(Charts and diagrams as code)
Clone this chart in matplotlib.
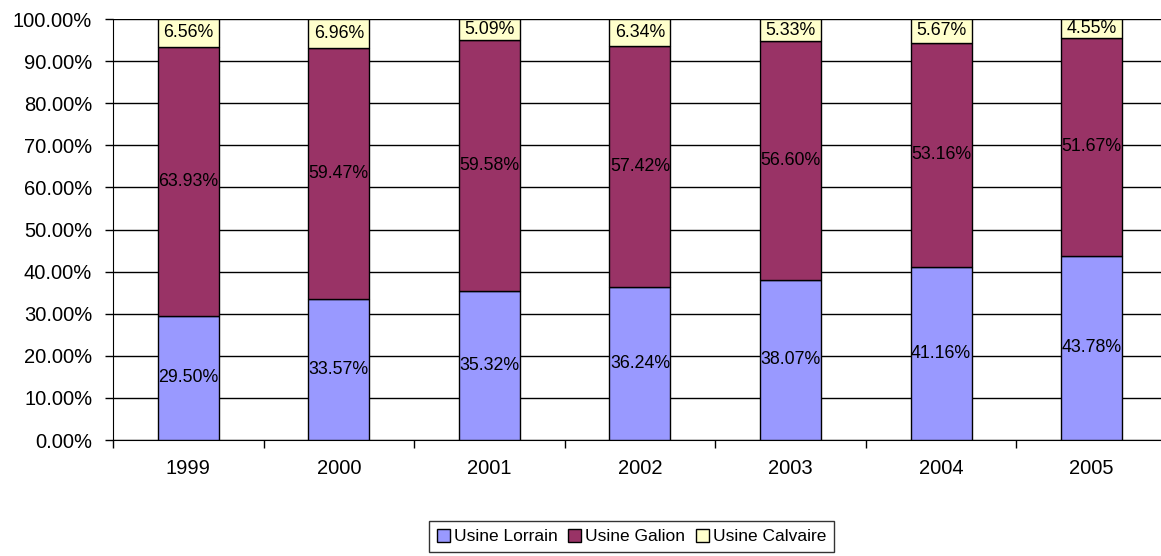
import matplotlib.pyplot as plt
import numpy as np

plt.rcParams['font.family'] = ['Liberation Sans', 'DejaVu Sans']

years = ['1999', '2000', '2001', '2002', '2003', '2004', '2005']
lorrain = [29.50, 33.57, 35.32, 36.24, 38.07, 41.16, 43.78]
galion = [63.93, 59.47, 59.58, 57.42, 56.60, 53.16, 51.67]
calvaire = [6.56, 6.96, 5.09, 6.34, 5.33, 5.67, 4.55]

fig = plt.figure(figsize=(11.61, 5.56), dpi=100)
# plot area runs a little past the right edge of the image, like the original
ax = fig.add_axes([0.0973, 0.2086, 0.9078, 0.7572])

x = np.arange(len(years))
w = 0.405
lor = np.array(lorrain)
gal = np.array(galion)
cal = np.array(calvaire)

b1 = ax.bar(x, lor, w, color='#9999FF', edgecolor='black', linewidth=1, label='Usine Lorrain', zorder=3)
b2 = ax.bar(x, gal, w, bottom=lor, color='#993366', edgecolor='black', linewidth=1, label='Usine Galion', zorder=3)
b3 = ax.bar(x, cal, w, bottom=lor + gal, color='#FFFFCC', edgecolor='black', linewidth=1, label='Usine Calvaire', zorder=3)

for i in range(len(years)):
    ax.text(x[i], lor[i] / 2, f'{lor[i]:.2f}%', ha='center', va='center', fontsize=12.8, zorder=4)
    ax.text(x[i], lor[i] + gal[i] / 2, f'{gal[i]:.2f}%', ha='center', va='center', fontsize=12.8, zorder=4)
    ax.text(x[i], lor[i] + gal[i] + cal[i] / 2, f'{cal[i]:.2f}%', ha='center', va='center', fontsize=12.8, zorder=4)

ax.set_xlim(-0.5, len(years) - 0.5)
ax.set_ylim(0, 100)
ax.set_yticks(np.arange(0, 101, 10))
ax.set_yticklabels([f'{v:.2f}%' for v in np.arange(0, 101, 10)], fontsize=14.5)
ax.yaxis.grid(True, color='black', linewidth=1, zorder=0)
ax.set_axisbelow(True)

ax.set_xticks(x)
ax.set_xticklabels(years, fontsize=14.5)
ax.tick_params(axis='x', length=0, pad=14)
ax.set_xticks(np.arange(-0.5, len(years)), minor=True)
ax.tick_params(axis='x', which='minor', length=6, width=1, color='black')
ax.tick_params(axis='y', length=6, width=1, pad=9)

for s in ['top', 'right']:
    ax.spines[s].set_visible(False)
ax.spines['left'].set_color('black')
ax.spines['bottom'].set_color('black')

leg = fig.legend(handles=[b1, b2, b3], loc='center', bbox_to_anchor=(0.544, 0.035), ncol=3,
                 fontsize=12.5, frameon=True, fancybox=False, edgecolor='black',
                 handlelength=0.75, handleheight=0.75, handletextpad=0.25, columnspacing=0.6,
                 borderpad=0.45, borderaxespad=0)
leg.get_frame().set_linewidth(1)

fig.savefig('out.png', dpi=100)
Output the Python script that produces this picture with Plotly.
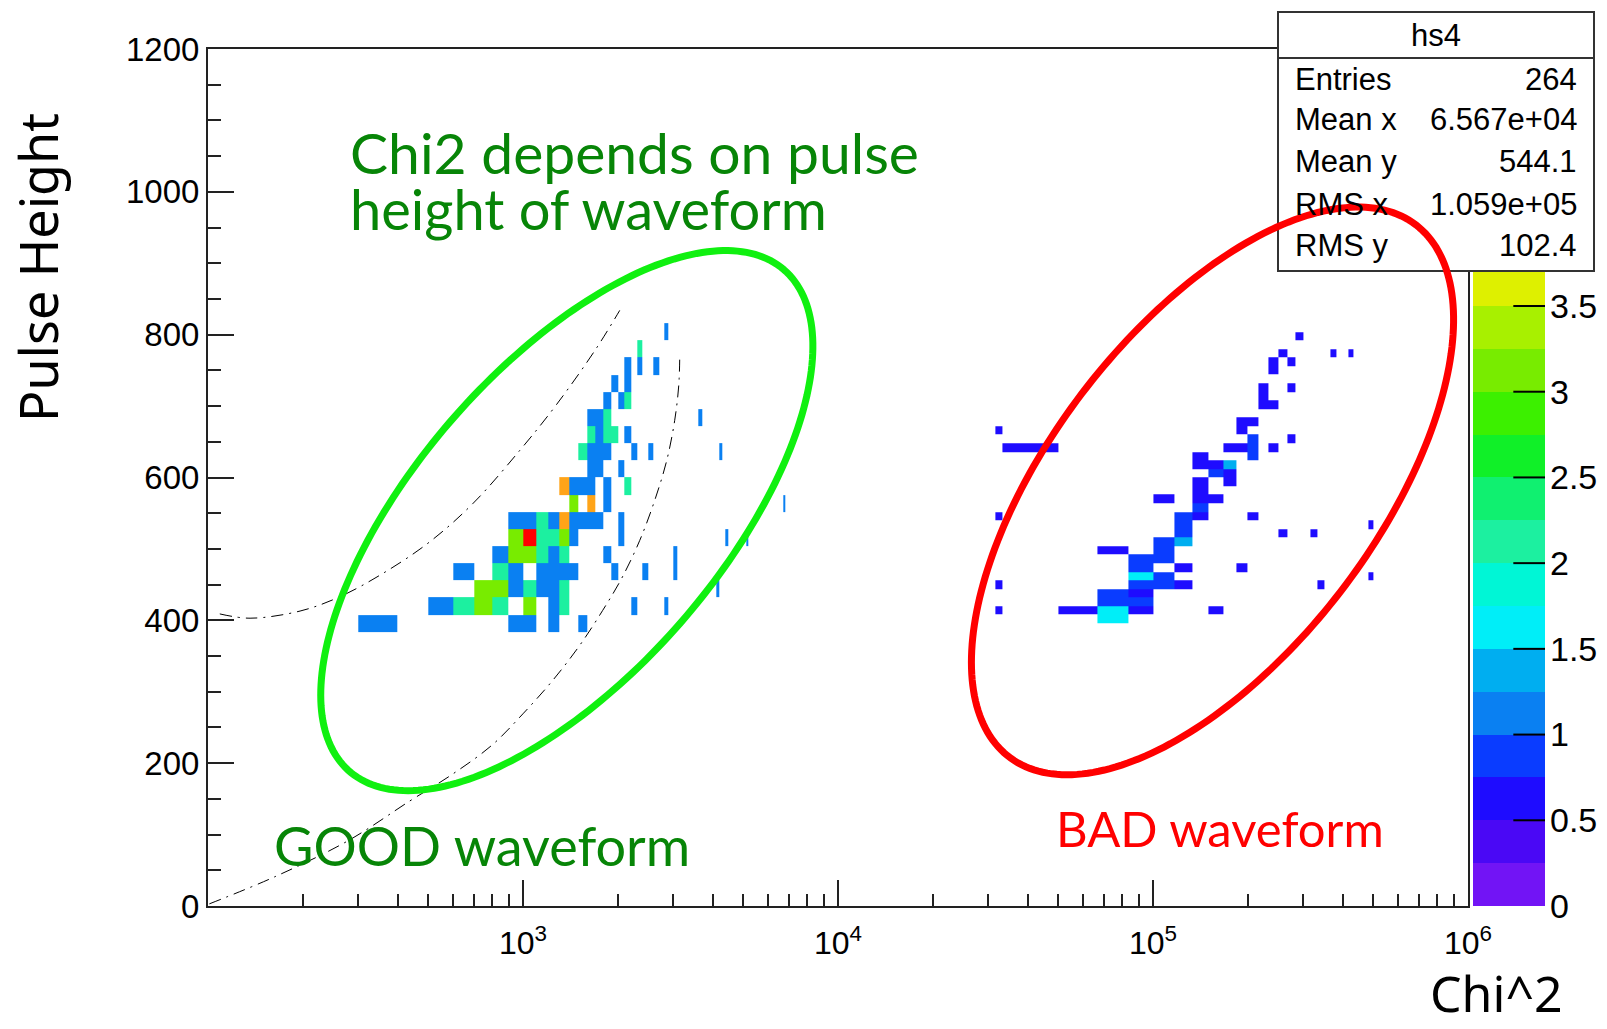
import numpy as np
import plotly.graph_objects as go

# ------------------------------------------------------------------ data
# GOOD-waveform histogram: bin low edges (Chi^2, Pulse Height) and counts
good_chi2 = [300, 900, 1000, 1200, 1500,
             500, 600, 700, 800, 1000, 1200, 1300, 2200, 2800,
             700, 800, 900, 1000, 1100, 1200, 1300, 4100,
             600, 800, 900, 1100, 1200, 1300, 1400, 1900, 2400, 3000,
             800, 900, 1000, 1100, 1200, 1300, 1800, 3000,
             900, 1000, 1100, 1200, 1300, 1400, 2000, 4400, 5100,
             900, 1000, 1100, 1200, 1300, 1400, 1500, 1600, 1700, 2000,
             1400, 1600, 1800, 6700,
             1300, 1400, 1500, 1600, 1800, 2100,
             1600, 1700, 2000,
             1500, 1600, 1700, 1800, 2200, 2500, 4200,
             1600, 1700, 1800, 1900, 2100,
             1600, 1700, 1800, 3600,
             1800, 2000, 2100,
             1900, 2100,
             2100, 2300, 2600,
             2300,
             2800]
good_height = [384] * 5 + [408] * 9 + [432] * 8 + [456] * 10 + [480] * 8 + \
              [504] * 9 + [528] * 10 + [552] * 4 + [576] * 6 + [600] * 3 + \
              [624] * 7 + [648] * 5 + [672] * 4 + [696] * 3 + [720] * 2 + \
              [744] * 3 + [768] * 1 + [792] * 1
good_count = [1, 1, 1, 1, 1,
              1, 2, 3, 2, 3, 1, 2, 1, 1,
              3, 3, 1, 2, 1, 1, 2, 1,
              1, 2, 1, 1, 1, 1, 1, 1, 1, 1,
              1, 3, 3, 2, 1, 2, 1, 1,
              3, 5, 2, 2, 3, 1, 1, 1, 1,
              1, 1, 2, 1, 4, 1, 1, 1, 1, 1,
              3, 4, 1, 1,
              4, 1, 1, 1, 1, 2,
              1, 1, 1,
              2, 1, 1, 1, 1, 1, 1,
              2, 1, 2, 2, 1,
              1, 1, 2, 1,
              1, 1, 2,
              1, 1,
              1, 1, 1,
              2,
              1]
good_x_edges = list(range(300, 7100, 100))
good_y_edges = list(range(384, 841, 24))

# BAD-waveform histogram: bin low edges and contents
bad_chi2 = [66700,
            31600, 50000, 66700, 83300, 150000,
            66700, 83300,
            66700, 83300,
            31600, 83300, 100000, 116700, 333300,
            83300, 100000, 483300,
            83300, 116700, 183300,
            83300, 100000,
            66700, 100000,
            100000, 116700,
            116700, 250000, 316700,
            116700, 483300,
            31600, 116700, 133300, 200000,
            133300,
            100000, 133300, 150000,
            133300,
            133300, 166700,
            150000, 166700,
            133300, 150000, 166700,
            133300, 200000,
            33300, 166700, 183300, 200000, 233300,
            200000, 266700,
            31600, 183300,
            183300, 200000,
            216700, 233300,
            216700,
            216700, 266700,
            233300,
            233300, 266700,
            250000, 366700, 416700,
            283300]
bad_height = [396] + [408] * 5 + [420] * 2 + [432] * 2 + [444] * 5 + [456] * 3 + \
             [468] * 3 + [480] * 2 + [492] * 2 + [504] * 2 + [516] * 3 + [528] * 2 + \
             [540] * 4 + [552] + [564] * 3 + [576] + [588] * 2 + [600] * 2 + \
             [612] * 3 + [624] * 2 + [636] * 5 + [648] * 2 + [660] * 2 + [672] * 2 + \
             [696] * 2 + [708] + [720] * 2 + [744] + [756] * 2 + [768] * 3 + [792]
bad_weight = [1.6,
              0.6, 0.6, 1.6, 0.6, 0.6,
              0.9, 0.9,
              0.9, 0.6,
              0.6, 0.9, 0.8, 0.6, 0.6,
              1.5, 0.9, 0.6,
              0.8, 0.6, 0.6,
              0.8, 0.8,
              0.6, 0.8,
              0.8, 1.4,
              0.9, 0.6, 0.6,
              0.9, 0.6,
              0.6, 0.9, 0.6, 0.6,
              0.9,
              0.6, 0.6, 0.6,
              0.6,
              0.6, 0.6,
              0.9, 0.6,
              0.6, 0.6, 1.4,
              0.6, 0.9,
              0.6, 0.6, 0.6, 0.9, 0.6,
              0.9, 0.6,
              0.6, 0.6,
              0.6, 0.6,
              0.6, 0.6,
              0.6,
              0.6, 0.6,
              0.6,
              0.6, 0.6,
              0.6, 0.6, 0.6,
              0.6]
bad_x_edges = [31600, 33300, 50000, 66700, 83300, 100000, 116700, 133300, 150000,
               166700, 183300, 200000, 216700, 233300, 250000, 266700, 283300,
               300000, 316700, 333300, 350000, 366700, 383300, 400000, 416700,
               433300, 450000, 466700, 483300, 500000]
bad_y_edges = list(range(396, 817, 12))

# hand-drawn guide curves (Chi^2, Pulse Height)
upper_curve_chi2 = [109, 136, 196, 262, 360, 506, 695, 977, 1277, 1710, 2028]
upper_curve_height = [409, 403, 413, 433, 466, 510, 564, 638, 702, 781, 834]
lower_curve_chi2 = [101, 165, 280, 437, 590, 796, 999, 1243, 1514, 1791, 2058,
                    2348, 2619, 2860, 3031, 3122, 3145]
lower_curve_height = [3, 42, 92, 147, 183, 225, 269, 316, 365, 414, 459,
                      512, 568, 624, 680, 729, 770]

stats_labels = ["Entries", "Mean x", "Mean y", "RMS x", "RMS y"]
stats_values = ["264", "6.567e+04", "544.1", "1.059e+05", "102.4"]

x_tick_vals = [1e3, 1e4, 1e5, 1e6]
x_tick_text = ["10<sup>3</sup>", "10<sup>4</sup>", "10<sup>5</sup>", "10<sup>6</sup>"]
x_minor_vals = [m * 10 ** e for e in range(2, 6) for m in range(2, 10)]
cbar_tick_vals = [0, 0.5, 1, 1.5, 2, 2.5, 3, 3.5]
cbar_tick_text = ["0", "0.5", "1", "1.5", "2", "2.5", "3", "3.5"]

# ------------------------------------------------------------------ style
band_colors = ["#7214f5", "#4a08f5", "#1e0cff", "#0a3cff", "#0a80f2",
               "#00aef0", "#00eef8", "#00f6d6", "#1cf0a0", "#10f070",
               "#10f028", "#3cf000", "#78ec00", "#a8f000", "#def000",
               "#ffe800", "#ffa418", "#ff7000", "#ff3c00", "#ff0000"]
Z_MAX = 5.0
CB_MAX = 3.71            # part of the palette left visible below the stats box
FONT_ROOT = "Liberation Sans"

FRAME_L, FRAME_R, PLOT_T, PLOT_B = 208, 1468, 49, 906
AREA_R = 1545            # right end of the colour bar
CB_L, CB_TOP = 1473, 270
AW, PH = AREA_R - FRAME_L, PLOT_B - PLOT_T


def banded_scale(colors, vmax):
    n = len(colors)
    width = Z_MAX / n
    scale = []
    eps = 1e-4
    for k, c in enumerate(colors):
        lo = k * width
        if lo >= vmax:
            break
        hi = min((k + 1) * width, vmax)
        a = 0.0 if k == 0 else lo / vmax - eps
        b = 1.0 if hi >= vmax else hi / vmax - eps
        scale.append([a, c])
        scale.append([b, c])
    return scale


def build_grid(xe, ye, xs, ys, vs):
    z = np.full((len(ye) - 1, len(xe) - 1), np.nan)
    for x, y, v in zip(xs, ys, vs):
        i = int(np.searchsorted(ye, y, side="right")) - 1
        j = int(np.searchsorted(xe, x, side="right")) - 1
        z[i, j] = v
    return [[None if np.isnan(val) else float(val) for val in row] for row in z]


def px_to_paper(px, py):
    return (px - FRAME_L) / AW, (PLOT_B - py) / PH


def ellipse_path(cx, cy, a, b, theta_deg, n=240):
    th = np.radians(theta_deg)
    t = np.linspace(0, 2 * np.pi, n)
    xs = cx + a * np.cos(t) * np.cos(th) - b * np.sin(t) * np.sin(th)
    ys = cy - (a * np.cos(t) * np.sin(th) + b * np.sin(t) * np.cos(th))
    pts = [px_to_paper(x, y) for x, y in zip(xs, ys)]
    d = "M %.5f %.5f " % pts[0] + " ".join("L %.5f %.5f" % p for p in pts[1:]) + " Z"
    return d


hm_scale = banded_scale(band_colors, Z_MAX)

fig = go.Figure()

fig.add_trace(go.Heatmap(
    x=good_x_edges, y=good_y_edges,
    z=build_grid(good_x_edges, good_y_edges, good_chi2, good_height, good_count),
    zmin=0, zmax=Z_MAX, colorscale=hm_scale, showscale=False, hoverinfo="skip"))
fig.add_trace(go.Heatmap(
    x=bad_x_edges, y=bad_y_edges,
    z=build_grid(bad_x_edges, bad_y_edges, bad_chi2, bad_height, bad_weight),
    zmin=0, zmax=Z_MAX, colorscale=hm_scale, showscale=False, hoverinfo="skip"))

fig.add_trace(go.Scatter(
    x=upper_curve_chi2, y=upper_curve_height, mode="lines",
    line=dict(color="black", width=1, dash="12px,6px,2px,6px", shape="spline"),
    hoverinfo="skip", showlegend=False))
fig.add_trace(go.Scatter(
    x=lower_curve_chi2, y=lower_curve_height, mode="lines",
    line=dict(color="black", width=1, dash="12px,6px,2px,6px", shape="spline"),
    hoverinfo="skip", showlegend=False))

# colour scale drawn as its own little axis pair (palette bands, 0 .. CB_MAX)
band_w = Z_MAX / len(band_colors)
cb_edges = [k * band_w for k in range(len(band_colors)) if k * band_w < CB_MAX] + [CB_MAX]
cb_mid = [[(lo + hi) / 2] for lo, hi in zip(cb_edges[:-1], cb_edges[1:])]
fig.add_trace(go.Heatmap(
    x=[0, 1], y=cb_edges, z=cb_mid, xaxis="x2", yaxis="y2",
    zmin=0, zmax=Z_MAX, colorscale=hm_scale, showscale=False, hoverinfo="skip"))

# ------------------------------------------------------------------ shapes
shapes = []
sx0, sy1 = px_to_paper(1278, 12)
sx1, sy0 = px_to_paper(1594, 271)
shapes.append(dict(type="rect", xref="paper", yref="paper", x0=sx0, x1=sx1, y0=sy0, y1=sy1,
                   fillcolor="white", line=dict(color="#333333", width=2), layer="above"))
_, sep_y = px_to_paper(0, 58)
shapes.append(dict(type="line", xref="paper", yref="paper", x0=sx0, x1=sx1, y0=sep_y, y1=sep_y,
                   line=dict(color="#333333", width=2), layer="above"))
# colour-bar tick marks, pointing in from the bar's right edge
for v in cbar_tick_vals[1:]:
    shapes.append(dict(type="line", xref="x2", yref="y2", x0=0.56, x1=1.0, y0=v, y1=v,
                       line=dict(color="black", width=2), layer="above"))
shapes.append(dict(type="path", xref="paper", yref="paper",
                   path=ellipse_path(566.8, 520.6, 331.8, 152.9, 49.1),
                   line=dict(color="#10f010", width=7), layer="above"))
shapes.append(dict(type="path", xref="paper", yref="paper",
                   path=ellipse_path(1212.5, 490.9, 334.9, 162.9, 52.6),
                   line=dict(color="#ff0000", width=7), layer="above"))

# ------------------------------------------------------------------ annotations
ann = []


def add_text(text, px, py, size, color, family, xanchor="left", angle=0, yanchor="middle"):
    x, y = px_to_paper(px, py)
    ann.append(dict(text=text, x=x, y=y, xref="paper", yref="paper", showarrow=False,
                    xanchor=xanchor, yanchor=yanchor, textangle=angle,
                    font=dict(size=size, color=color, family=family)))


add_text("Chi2 depends on pulse", 348, 152, 57, "#078507", "Lato")
add_text("height of waveform", 348, 208, 56, "#078507", "Lato")
add_text("GOOD waveform", 272, 845, 54, "#078507", "Lato")
add_text("BAD waveform", 1054, 828, 49, "#ff0000", "Lato")
add_text("Pulse Height", 37, 268, 52, "black", "Noto Sans", xanchor="center", angle=-90)
add_text("Chi^2", 1496, 1029, 50, "black", "Noto Sans", xanchor="center", yanchor="bottom")
add_text("hs4", 1436, 36, 31, "black", FONT_ROOT, xanchor="center")
row_y = [80, 120, 162, 205, 246]
for lab, val, yy in zip(stats_labels, stats_values, row_y):
    add_text(lab, 1293, yy, 31, "black", FONT_ROOT, xanchor="left")
    add_text(val, 1579, yy, 31, "black", FONT_ROOT, xanchor="right")

fig.update_layout(
    width=1607, height=1029,
    margin=dict(l=FRAME_L, r=1607 - AREA_R, t=PLOT_T, b=1029 - PLOT_B, autoexpand=False),
    paper_bgcolor="white", plot_bgcolor="rgba(0,0,0,0)",
    showlegend=False, shapes=shapes, annotations=ann,
    font=dict(family=FONT_ROOT, color="black"),
    xaxis=dict(
        domain=[0, (FRAME_R - FRAME_L) / AW],
        type="log", range=[2, 6], showgrid=False, zeroline=False,
        showline=True, linecolor="#222222", linewidth=2, mirror=True,
        tickvals=x_tick_vals, ticktext=x_tick_text,
        ticks="inside", ticklen=26, tickwidth=2, tickcolor="#222222",
        ticklabelstandoff=8,
        tickfont=dict(family=FONT_ROOT, size=32, color="black"),
        minor=dict(tickvals=x_minor_vals, ticks="inside", ticklen=12, tickwidth=2,
                   tickcolor="#222222", showgrid=False)),
    yaxis=dict(
        range=[0, 1200], showgrid=False, zeroline=False,
        showline=True, linecolor="#222222", linewidth=2, mirror=True,
        tickvals=list(range(0, 1201, 200)),
        ticks="inside", ticklen=26, tickwidth=2, tickcolor="#222222",
        ticklabelstandoff=0,
        tickfont=dict(family=FONT_ROOT, size=33, color="black"),
        minor=dict(dtick=50, ticks="inside", ticklen=13, tickwidth=2,
                   tickcolor="#222222", showgrid=False)),
    xaxis2=dict(
        domain=[(CB_L - FRAME_L) / AW, 1], anchor="y2", range=[0, 1],
        showgrid=False, zeroline=False, showline=False, showticklabels=False, ticks=""),
    yaxis2=dict(
        domain=[0, (PLOT_B - CB_TOP) / PH], anchor="x2", side="right",
        range=[0, CB_MAX], showgrid=False, zeroline=False, showline=False,
        tickvals=cbar_tick_vals, ticktext=cbar_tick_text,
        ticks="", ticklabelstandoff=4,
        tickfont=dict(family=FONT_ROOT, size=34, color="black")),
)

fig.write_html("out.html")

## [WHAT TO DO]
Beginning with the line above that contains "Output the Python" and finishing with the line that contains "import plotly.graph_objects as go", print those lines exactly and only. Skip all pictures.

## [CORRECT RESULT]
Output the Python script that produces this picture with Plotly.
import numpy as np
import plotly.graph_objects as go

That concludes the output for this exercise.